In September, when Sweden's far right Democrat party won seats in parliament for the first time, shockwaves were felt way beyond its borders.
A country often seen as a European social model appeared to be turning against its non Scandinavian immigrants, less than 5 percent of the population. The Democrat's leader was triumphant.
"We are prepared to take responsibility and I assume that the other parties are also prepared to take responsibility for the country, because that is what it is about now," Sweden Democrat Jimmie Akesson said.
After the results came out, thousands of protesters marched against racism.
"It's a very terrible situation because I have grown up in a country where everyone in my surroundings has always been very tolerant, and this is the first time that I have experienced such a thing," one protester said.
But despite this sentiment, far-right, anti-immigrant parties continue to progress across Europe.
Many, like the Freedom Party in the Netherlands have gained votes on an anti-Islam platform.

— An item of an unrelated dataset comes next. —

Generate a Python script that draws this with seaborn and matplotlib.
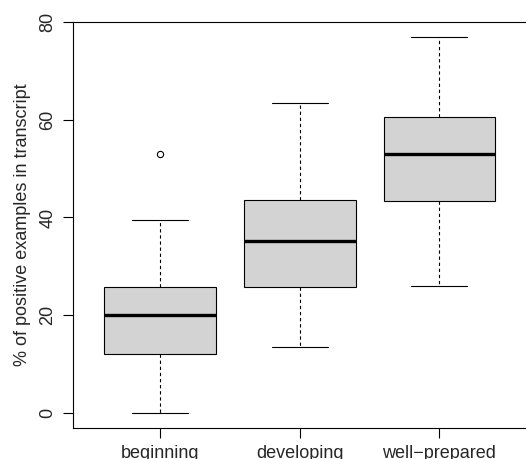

Geert Wilders, the party's head, now wields considerable power in the coalition government. VOA spoke to him before the June elections.
"I have nothing against Muslims but I believe that Islam is a totalitarian ideology and it goes against our freedom," Wilders said. "We are fighting for the freedom of the Netherlands and Europe, and that's why we are proposing that."
In France and in Italy, far right parties have also made gains in recent elections. In July, France became one of the first European countries to ban the full Muslim veil. Politicians said it conflicts with French values.
Many analysts trace the anti-immigrant wave to the economic crisis. Migrants are often blamed for undercutting wages, taking people's jobs or welfare payments from the state.
German historian Juliane Schutterle believes immigration will be the defining conflict of the 21st century.
"I think the conflict to come probably is not the East-West conflict, but the debate on migration and integration, particularly with the Muslim minority. This is what we are discussing in Europe and Germany," Schutterle said.
Despite the political climate, hundred of thousands of migrants still arrive on Europe's shores every year.
Many are finding they're not as welcome as they hoped.